Under 28 U. S. C. §2462, a five-year statute of limitations applies:

"Except as otherwise provided by Act of Congress, an action, suit or proceeding for the enforcement of any civil fine, penalty, or forfeiture, pecuniary or otherwise, shall not be entertained unless commenced within five years from the date when the claim first accrued if, within the same period, the offender or the property is found within the United States in order that proper service may be made thereon."

This statute of limitations is not specific to the Investment Advisers Act (which covered the underlying offences), or even to securities law; it governs many penalty provisions throughout the U. S. Code.

Gabelli and Alpert argued that because the complaint alleged illegal activity up until August 2002, but was not filed until April 2008, it was time-barred and the civil penalty claim should be dismissed. The District Court agreed, but the Second Circuit reversed that conclusion, accepting the SEC’s argument that the statute of limitations did not begin to run until the SEC discovered or reasonably could have discovered the fraud.  

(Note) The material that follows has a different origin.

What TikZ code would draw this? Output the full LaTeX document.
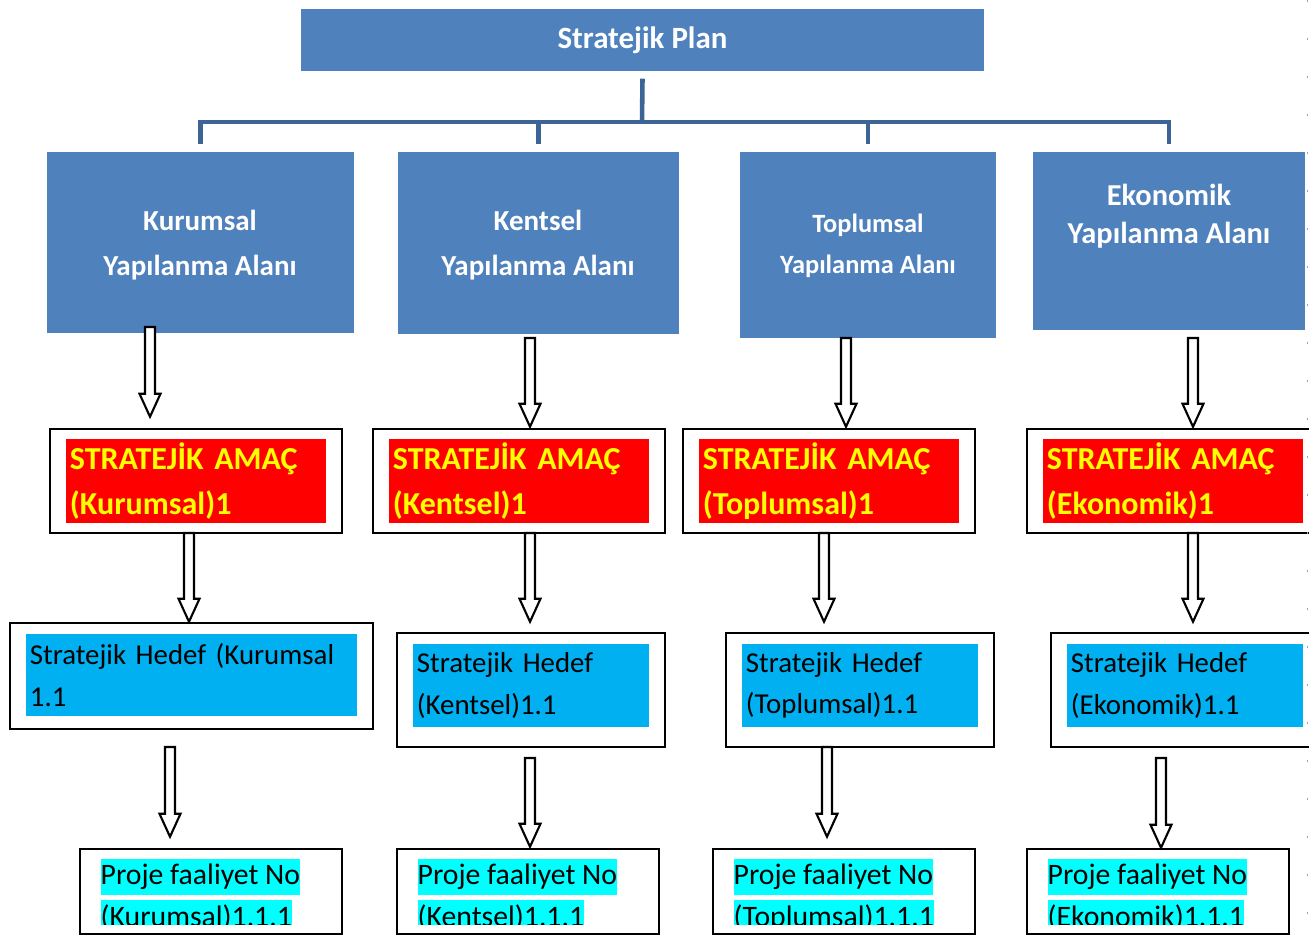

The discovery rule provides an exception to the standard rule that a claim accrues when the plaintiff has  'a complete and present cause of action', and it delays accrual of the claim until a plaintiff has 'discovered' his cause of action.  The discovery rule was developed because it was recognised that cases of fraud, where a defendant’s deceptive conduct can prevent a victim from even knowing that he or she has been defrauded, merited a different approach, provided that there is no fault or want of diligence or care on the part of the victim. 

However, the Supreme Court had never applied the discovery rule in the context of a plaintiff who was the Government bringing an enforcement action for civil penalties, rather than a defrauded victim seeking recompense.  The Court stressed that in a civil penalty action, the Government is not merely a different kind of plaintiff ; it also seeks a different kind of relief - not compensation for loss or damage, but censure for wrongdoing, and punishment of culpable individuals.

The Supreme Court considered and distinguished cases where the Government was itself a victim of fraud suing to recover its loss.  It also highlighted the particular challenges that a court attempting to apply the discovery rule would face in determining when the Government, as opposed to an individual, knew or reasonably should have known of a fraud, and the additional complications that the Government's assertion of privileges (e.g. law enforcement, attorney-client, work product, or deliberative process) would add.

The Supreme Court considered a number of examples where Congress had made express statutory provision applying a discovery rule in the context of Government suits.  These had either coupled the rule with an absolute provision for repose (e.g. a 10 year ultimate backstop), which any judicially imposed discovery rule would lack, or had made provision seeking to identify the official whose knowledge would be relevant. 

In this case, the Supreme Court concluded, it had no mandate from Congress to undertake the challenge of applying a discovery rule to Government penalty actions.